With cheaper agricultural foreign goods entering the market, Swiss citizens and institutions are feeling the country’s high food and animal welfare standards are jeopardised. For this reason, a group of organisations among which Swiss Animal Protection are promoters of the constitutional initiative on “Fair Food” that would stop imports of products that are not produced respecting animals, the environment and decent work conditions. Swiss citizens are called to vote on this initiative on 23 September. In preparation for this important moment, on 14 September the Swiss Animal Protection organised a press conference in Bern during which four experts highlighted the main animal welfare issues and challenges currently faced by the European Union and more specifically by those countries from which Switzerland is importing most animal products.
Industrial breeding, battery cages, cruel long-distance transport, antimicrobial resistance , and ineffective controls were the main topics debated by the speakers during the press conference. Dr. Elena Nalon (Eurogroup for Animals – Farm Animals Veterinary Adviser) spoke about the main animal welfare issues associated with European farming practices. She also denounced the shortcomings of EU legislation on the protection of farmed animals and the difficulty in obtaining enforcement , of existing rules .
Martin Häusling MEP (Group of the Greens/European Free Alliance) presented the risks for European farmers associated with the global food trade in the light of the proposed Free Trade Agreement (FTA) between the EU and the South American trade bloc Mercosur (Argentina, Brazil, Paraguay and Uruguay).
Samuel Airaud (Spokesperson for L214 Ethique et Animaux) stressed that, besides the necessary legislative changes, consumers have the responsibility to learn about the conditions of production of an industry that considers and treats animals as mere commodities.
Friedrich Mülln (SOKO Tierschutz – Animal rights activist) deplored the lack of enforcement and controls on animal welfare on farm and at slaughter.

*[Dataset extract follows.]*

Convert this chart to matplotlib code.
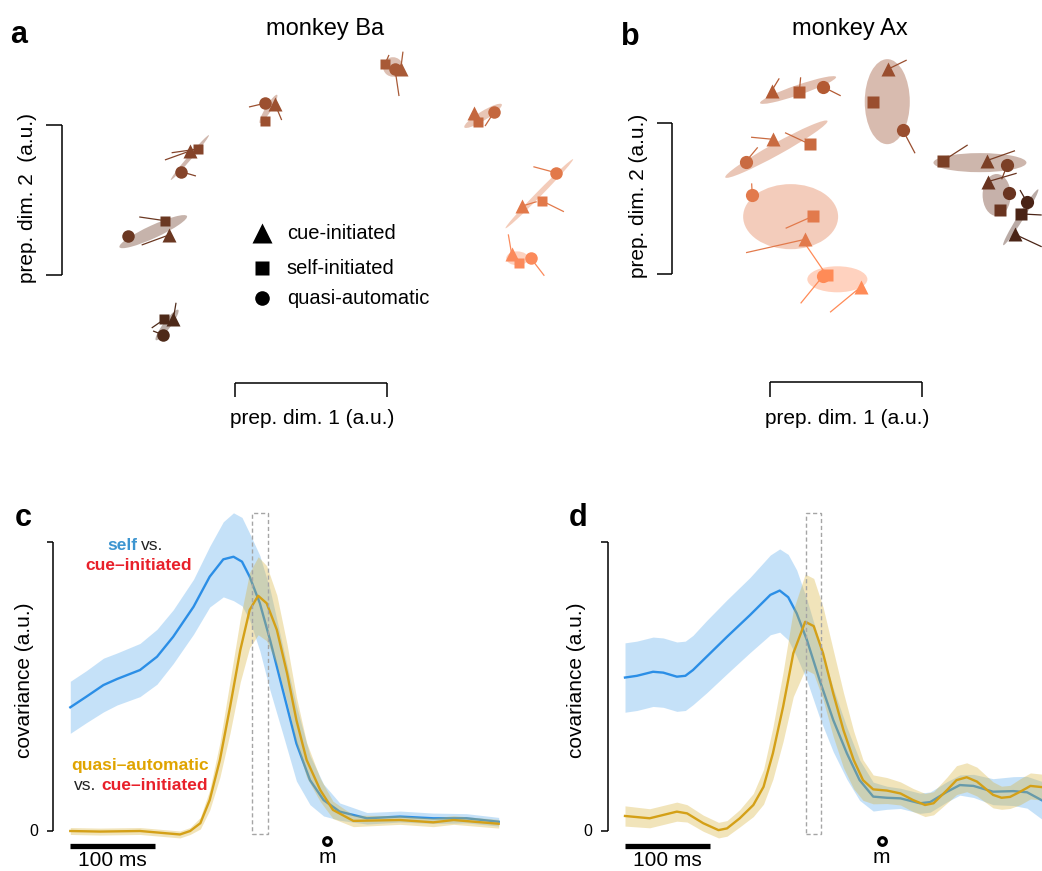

All panelists agreed on the urgent need for a radical shift away from low-cost industrial livestock production and supported the establishment of frameworks aimed at protecting the animals and the environment in international trade agreements. It is hoped that with the upcoming food referenda Swiss citizens will send an important signal to Europe and the world for a clear commitment to equitable, environmentally and animal friendly products.